Le point  de vue, dans le Supplément au voyage de Bougainville, est celui d’un tahitien fictif. Ce point de vue étranger permet à Diderot de faire passer ses idées en se protégeant de la censure. L’expression du doute à travers les questions rhétoriques (“Sur quoi ce droit serait-il fondé ?”, “qui se plaint et qui souffre ; et qui ne saurait devenir un effet de commerce, sans qu’on oublie son caractère, et qu’on fasse violence à la nature ?, “ Peuvent-ils faire que ce qui est juste soit injuste, et que ce qui est injuste soit juste ?” ) permet au narrateur de remettre en cause la religion.

2) Le concept de Dieu perçu comme contradictoire

Le personnage d’Orou définit Dieu par la périphrase “vieil ouvrier” qui est un terme utilisé par les philosophes des Lumières qui sont déistes : “Je ne sais ce que c’est que ton grand ouvrier”. Les énumérations et les antithèses définissent Dieu comme une entité capable de tout mais qui ne sert à rien: “qui commande et qui n’est pas obéi ; qui peut empêcher, et qui n’empêche pas.” Ainsi, le concept de Dieu est perçu par le tahitien comme contradictoire.

3) La souveraineté de la nature

Les nombreuses antithèses montrent que pour le personnage d’Orou, les lois humaines sont contraires à la nature : “Rien, en effet, te paraît-il plus insensé qu’un précepte qui proscrit le changement qui est en nous ; qui commande une constance qui n’y peut être, et qui viole la liberté du mâle et de la femelle, en les enchaînant pour jamais l’un à l’autre”. Cependant, on pourrait lui opposer l’argument que de nombreux oiseaux vivent en couple et sont fidèles l’un à l’autre pour une saison (les chouettes, les canards) ou pour toute la durée de leur vie (les cygnes, les inséparables, de nombreux perroquets et perruches…).

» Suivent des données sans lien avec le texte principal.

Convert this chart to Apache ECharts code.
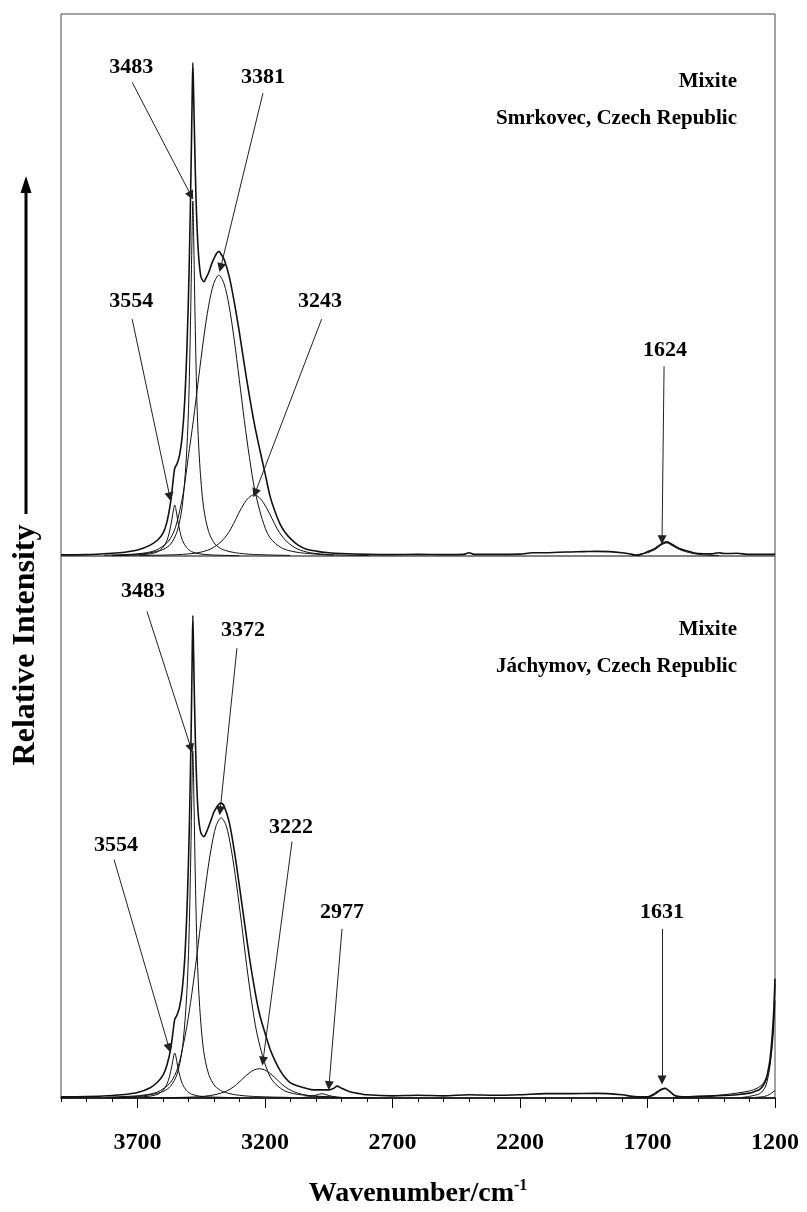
<!DOCTYPE html>
<html>
<head>
<meta charset="utf-8">
<script src="https://cdn.jsdelivr.net/npm/echarts@6/dist/echarts.min.js"></script>
<style>
  html, body { margin: 0; padding: 0; background: #fff; }
  #chart { width: 807px; height: 1212px; }
</style>
</head>
<body>
<div id="chart"></div>
<script>
// [wavenumber, relative intensity], 0..100 per panel

// --- Smrkovec (top panel)
const topTotal = [[4000,0.2],[3900,0.25],[3800,0.5],[3750,0.7],[3700,1.1],[3650,2.0],[3620,3.0],[3600,4.2],[3585,6.2],[3570,10],[3560,14],[3554,16.2],[3545,17],[3535,18.6],[3525,22],[3515,28.5],[3505,40],[3497,54],[3490,71.7],[3486,83.5],[3483,91],[3480,85.5],[3476,76.5],[3470,65.2],[3462,56.5],[3452,51.7],[3440,50.6],[3430,51.4],[3420,52.4],[3410,53.8],[3400,54.9],[3390,55.8],[3381,56.2],[3370,55.5],[3360,54.7],[3340,51.5],[3320,46.7],[3300,41.1],[3280,35.0],[3260,29.2],[3243,24.7],[3225,20.6],[3200,15.3],[3180,11.0],[3160,8.1],[3140,5.8],[3120,4.3],[3100,3.2],[3070,2.0],[3040,1.3],[3000,0.9],[2950,0.6],[2900,0.45],[2800,0.3],[2700,0.25],[2600,0.3],[2500,0.25],[2420,0.3],[2400,0.6],[2380,0.3],[2300,0.3],[2200,0.35],[2150,0.6],[2100,0.6],[2050,0.7],[2000,0.75],[1950,0.8],[1900,0.85],[1850,0.8],[1800,0.6],[1760,0.3],[1740,0.1],[1720,0.4],[1700,0.8],[1670,1.4],[1650,2.1],[1635,2.5],[1624,2.6],[1610,2.3],[1595,1.9],[1575,1.4],[1550,1.0],[1520,0.6],[1500,0.45],[1450,0.4],[1420,0.6],[1400,0.45],[1350,0.5],[1300,0.3],[1250,0.3],[1200,0.3]];
const top3554 = [[3800,0.05],[3700,0.2],[3650,0.4],[3620,0.8],[3600,1.6],[3585,2.8],[3575,4.4],[3565,6.8],[3558,8.8],[3554,9.4],[3550,8.8],[3543,6.8],[3533,4.4],[3523,2.8],[3508,1.6],[3488,0.8],[3458,0.4],[3408,0.2],[3300,0.05]];
const top3483 = [[3800,0.1],[3700,0.3],[3650,0.6],[3600,1.2],[3570,2.2],[3545,4.5],[3525,9],[3510,17],[3500,27],[3492,43.5],[3487,57],[3483,65.5],[3479,57],[3474,43.5],[3466,27],[3456,17],[3441,9],[3421,4.5],[3396,2.2],[3366,1.2],[3316,0.6],[3250,0.3],[3100,0.1]];
const top3381 = [[3831,0.15],[3701,0.4],[3631,1.0],[3581,2.6],[3551,5.3],[3521,11.5],[3501,18.2],[3481,25],[3461,32.6],[3441,40],[3421,46.2],[3401,50.3],[3381,51.8],[3361,50.3],[3341,46.2],[3321,40],[3301,32.6],[3281,25],[3261,18.2],[3241,12.4],[3211,6.8],[3181,3.4],[3131,1.4],[3061,0.6],[2931,0.15]];
const top3243 = [[3693,0.1],[3543,0.25],[3463,0.6],[3413,1.3],[3373,2.6],[3343,4.3],[3323,6.0],[3303,7.9],[3283,9.6],[3263,10.8],[3243,11.3],[3223,10.8],[3203,9.6],[3183,7.9],[3163,6.0],[3143,4.3],[3113,2.6],[3073,1.3],[3023,0.6],[2943,0.25],[2793,0.1]];
const top1624 = [[1760,0.1],[1700,0.6],[1670,1.2],[1650,1.9],[1635,2.3],[1624,2.4],[1610,2.1],[1595,1.7],[1575,1.2],[1550,0.8],[1520,0.45],[1480,0.2],[1420,0.1]];

// --- Jáchymov (bottom panel)
const botTotal = [[4000,0.2],[3900,0.25],[3800,0.45],[3750,0.65],[3700,1.0],[3650,1.9],[3620,3.0],[3600,4.2],[3585,6.0],[3570,9.0],[3560,12.5],[3554,14.5],[3545,15.3],[3535,16.8],[3525,19.8],[3515,25.5],[3505,36],[3497,49.5],[3490,66.5],[3486,80],[3483,89],[3480,82],[3476,72],[3470,61],[3462,52.5],[3452,49],[3440,48.2],[3430,49],[3420,50.2],[3410,51.5],[3400,52.8],[3390,53.6],[3381,54.2],[3372,54.4],[3360,53.8],[3340,50.8],[3320,45.5],[3300,39],[3280,32.2],[3260,25.6],[3240,19.9],[3222,15.6],[3200,12],[3180,9],[3160,6.8],[3140,5.0],[3120,3.7],[3100,2.8],[3070,2.2],[3040,1.8],[3010,1.5],[2980,1.5],[2950,1.5],[2930,1.8],[2918,2.2],[2900,1.8],[2870,1.2],[2840,0.9],[2800,0.6],[2700,0.4],[2600,0.5],[2500,0.4],[2400,0.6],[2300,0.5],[2200,0.6],[2100,0.8],[2000,0.8],[1900,0.85],[1800,0.6],[1760,0.3],[1720,0.2],[1700,0.2],[1680,0.6],[1660,1.2],[1645,1.6],[1631,1.8],[1620,1.5],[1605,0.9],[1590,0.4],[1560,0.2],[1500,0.3],[1450,0.35],[1400,0.45],[1350,0.6],[1300,0.9],[1280,1.2],[1260,1.6],[1245,2.4],[1235,3.4],[1228,4.8],[1220,7.0],[1214,9.8],[1208,13.5],[1204,17],[1200,22]];
const bot3554 = [[3800,0.05],[3700,0.18],[3650,0.35],[3620,0.7],[3600,1.4],[3585,2.5],[3575,3.9],[3565,6.0],[3558,7.8],[3554,8.3],[3550,7.8],[3543,6.0],[3533,3.9],[3523,2.5],[3508,1.4],[3488,0.7],[3458,0.35],[3408,0.18],[3300,0.05]];
const bot3483 = [[3800,0.1],[3700,0.3],[3650,0.6],[3600,1.2],[3570,2.2],[3545,4.4],[3525,8.8],[3510,16.7],[3500,26.5],[3492,42.5],[3487,56],[3483,64],[3479,56],[3474,42.5],[3466,26.5],[3456,16.7],[3441,8.8],[3421,4.4],[3396,2.2],[3366,1.2],[3316,0.6],[3250,0.3],[3100,0.1]];
const bot3372 = [[3822,0.15],[3692,0.45],[3622,1.1],[3572,2.8],[3542,5.6],[3512,11.8],[3492,17.6],[3472,24.5],[3452,32.2],[3432,39.5],[3412,45.8],[3392,50.2],[3372,51.7],[3352,50.2],[3332,45.8],[3312,39.5],[3292,32.2],[3272,24.5],[3252,17.6],[3232,12],[3202,6.6],[3172,3.3],[3122,1.3],[3052,0.55],[2922,0.18]];
const bot3222 = [[3672,0.05],[3522,0.12],[3442,0.3],[3392,0.65],[3352,1.25],[3322,2.1],[3302,2.9],[3282,3.8],[3262,4.6],[3242,5.2],[3222,5.4],[3202,5.2],[3182,4.6],[3162,3.8],[3142,2.9],[3122,2.1],[3092,1.25],[3052,0.65],[3002,0.3],[2922,0.12],[2772,0.05]];
const bot2977 = [[3060,0.05],[3020,0.3],[2995,0.6],[2977,0.8],[2960,0.6],[2935,0.3],[2890,0.05]];
const bot1631 = [[1710,0.05],[1680,0.4],[1660,1.0],[1645,1.5],[1631,1.7],[1618,1.4],[1605,0.8],[1590,0.35],[1560,0.1]];
const botEdgeA = [[1330,0.1],[1300,0.3],[1260,0.8],[1245,1.5],[1235,2.4],[1228,3.7],[1220,5.8],[1214,8.6],[1208,12.3],[1204,15.8],[1200,21]];
const botEdgeB = [[1600,0.1],[1500,0.3],[1400,0.6],[1350,0.9],[1300,1.3],[1270,1.8],[1250,2.5],[1240,3.2],[1230,4.3],[1220,6.2],[1212,9],[1206,12.5],[1200,18]];
const botEdgeC = [[1280,0.1],[1240,0.3],[1220,0.7],[1200,1.4]];

// band labels: text position, arrow start, arrow tip
const topLabels = ['3483', '3381', '3554', '3243', '1624'];
const topLabelAt = [[3725,90.2],[3208,88.4],[3725,46.9],[2984,46.9],[1631,38]];
const topArrowFrom = [[3721,87.4],[3208,85.4],[3721,43.7],[2978,43.7],[1635,35]];
const topArrowTo = [[3490,66.5],[3374,53.2],[3573,10.9],[3239,11.6],[1643,3.0]];

const botLabels = ['3483', '3372', '3222', '3554', '2977', '1631'];
const botLabelAt = [[3678,93.4],[3286,86.2],[3098,50],[3784,46.7],[2898,34.3],[1643,34.3]];
const botArrowFrom = [[3663,89.8],[3310,83],[3094,47.3],[3792,44],[2898,31.2],[1643,31.2]];
const botArrowTo = [[3490,64.5],[3376,53],[3208,6.8],[3576,9.2],[2949,2.3],[1643,3.3]];

const xTicks = [1200, 1700, 2200, 2700, 3200, 3700];

const serif = '"Liberation Serif", "Times New Roman", serif';

function lineSeries(data, gridIdx, width) {
  return {
    type: 'line',
    xAxisIndex: gridIdx === 0 ? 0 : 1,
    yAxisIndex: gridIdx,
    data: data,
    smooth: 0.3,
    showSymbol: false,
    silent: true,
    lineStyle: { color: '#111', width: width },
    z: 3
  };
}

function labelSeries(names, at, from, to, gridIdx) {
  return {
    type: 'scatter',
    xAxisIndex: gridIdx === 0 ? 0 : 1,
    yAxisIndex: gridIdx,
    symbolSize: 0,
    itemStyle: { color: '#000' },
    silent: true,
    data: at.map((p, i) => ({ name: names[i], value: p })),
    label: {
      show: true,
      position: 'inside',
      formatter: '{b}',
      color: '#000',
      opacity: 1,
      fontFamily: serif,
      fontWeight: 'bold',
      fontSize: 22
    },
    markLine: {
      silent: true,
      symbol: ['none', 'triangle'],
      symbolSize: 9,
      label: { show: false },
      lineStyle: { color: '#222', width: 1, type: 'solid' },
      data: from.map((p, i) => [{ coord: p }, { coord: to[i] }])
    },
    z: 5
  };
}

function sampleText(x, y, text) {
  return {
    type: 'text', x: x, y: y,
    style: {
      text: text, fill: '#000', font: 'bold 21px ' + serif,
      textAlign: 'right', textVerticalAlign: 'middle'
    }
  };
}

const chart = echarts.init(document.getElementById('chart'));

const option = {
  animation: false,
  backgroundColor: '#fff',
  grid: [
    { left: 61, right: 32, top: 14, height: 542, show: true, borderColor: '#444', borderWidth: 1 },
    { left: 61, right: 32, top: 556, height: 542, show: true, borderColor: '#444', borderWidth: 1 }
  ],
  xAxis: [
    {
      type: 'value', gridIndex: 0, min: 1200, max: 4000, inverse: true,
      axisLine: { show: true, lineStyle: { color: '#888', width: 1.5 } },
      axisTick: { show: false }, axisLabel: { show: false }, splitLine: { show: false }
    },
    {
      type: 'value', gridIndex: 1, min: 1200, max: 4000, inverse: true, interval: 500,
      axisLine: { show: true, onZero: false, lineStyle: { color: '#000', width: 1.5 } },
      axisTick: { show: true, length: 10, lineStyle: { color: '#000', width: 1 } },
      axisLabel: {
        show: true, margin: 33, color: '#000', fontFamily: serif, fontWeight: 'bold', fontSize: 24,
        showMaxLabel: false,
        formatter: v => (xTicks.indexOf(v) >= 0 ? String(v) : '')
      },
      splitLine: { show: false },
      name: '{a|Wavenumber/cm}{b|-1}',
      nameLocation: 'middle',
      nameGap: 80,
      nameTextStyle: {
        rich: {
          a: { fontFamily: serif, fontWeight: 'bold', fontSize: 28, color: '#000' },
          b: { fontFamily: serif, fontWeight: 'bold', fontSize: 16, color: '#000', padding: [0, 0, 16, 0] }
        }
      }
    },
    {
      // small inward ticks every 100 cm-1
      type: 'value', gridIndex: 1, min: 1200, max: 4000, inverse: true, interval: 100,
      axisLine: { show: false },
      axisTick: { show: true, inside: true, length: 4, lineStyle: { color: '#000', width: 1 } },
      axisLabel: { show: false }, splitLine: { show: false }
    }
  ],
  yAxis: [
    { type: 'value', gridIndex: 0, min: 0, max: 100, show: false },
    { type: 'value', gridIndex: 1, min: 0, max: 100, show: false }
  ],
  graphic: [
    {
      type: 'text', x: 26, y: 645, rotation: Math.PI / 2,
      style: {
        text: 'Relative Intensity', fill: '#000',
        font: 'bold 32px ' + serif, textAlign: 'center', textVerticalAlign: 'middle'
      }
    },
    { type: 'line', shape: { x1: 26, y1: 514, x2: 26, y2: 190 }, style: { stroke: '#000', lineWidth: 3 } },
    { type: 'polygon', shape: { points: [[26, 176], [20.5, 193], [31.5, 193]] }, style: { fill: '#000' } },
    sampleText(737, 82, 'Mixite'),
    sampleText(737, 119, 'Smrkovec, Czech Republic'),
    sampleText(737, 630, 'Mixite'),
    sampleText(737, 667, 'Jáchymov, Czech Republic')
  ],
  series: [
    lineSeries(top3554, 0, 1), lineSeries(top3483, 0, 1), lineSeries(top3381, 0, 1),
    lineSeries(top3243, 0, 1), lineSeries(top1624, 0, 1), lineSeries(topTotal, 0, 1.6),
    lineSeries(bot3554, 1, 1), lineSeries(bot3483, 1, 1), lineSeries(bot3372, 1, 1),
    lineSeries(bot3222, 1, 1), lineSeries(bot2977, 1, 1), lineSeries(bot1631, 1, 1),
    lineSeries(botEdgeA, 1, 1), lineSeries(botEdgeB, 1, 1), lineSeries(botEdgeC, 1, 1),
    lineSeries(botTotal, 1, 1.6),
    labelSeries(topLabels, topLabelAt, topArrowFrom, topArrowTo, 0),
    labelSeries(botLabels, botLabelAt, botArrowFrom, botArrowTo, 1)
  ]
};

chart.setOption(option);
</script>
</body>
</html>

L’usage de la périphrase “souveraine maîtresse” pour qualifier la nature montre que pour les tahitiens la nature devrait être la seule règle à suivre.

II) Un discours digne d’un philosophe des Lumières

1) Les étapes du raisonnement du Tahitien

Le raisonnement du Tahitien se décompose en trois étapes distinctes. Premièrement, il constate que les actions des Européens sont déraisonnables car contraires à la nature : “je les trouve opposés à la nature, et contraires à la raison”.

Ensuite, il s’interroge sur la capacité des hommes à prendre des bonnes décisions : “qui se plaint et qui souffre ; et qui ne saurait devenir un effet de commerce, sans qu’on oublie son caractère, et qu’on fasse violence à la nature ?” Le Tahitien pense à la fois à l’harmonie sociale et au bonheur individuel qui passent par l’assouvissement des besoins et désirs essentiels à la vie, et que les Européens ne cessent de contrarier et de contraindre en assignant une dimension morale à des actes naturels qui n’en comportent pas selon lui, telles les relations intimes. Enfin, il affirme que l’homme doit garder son libre arbitre et rester maître de lui-même : “Il n’y a point de bonté qu’on ne pût t’interdire ; point de méchanceté qu’on ne pût t’ordonner.”

2) Le portrait de l’homme civilisé

Le portrait de l’homme civilisé que fait le Tahitien est péjoratif. Selon lui, les Européens ne sont pas raisonnables et oeuvre pour leur propre malheur en éditant des lois qui sont contraire à la nature : “Contraires à la nature, parce qu’ils supposent qu’un être pensant, sentant et libre, peut être la propriété d’un être semblable à lui.” Ses actes déraisonnables sont responsables de conflits causés par la jalousie engendrée par la propriété.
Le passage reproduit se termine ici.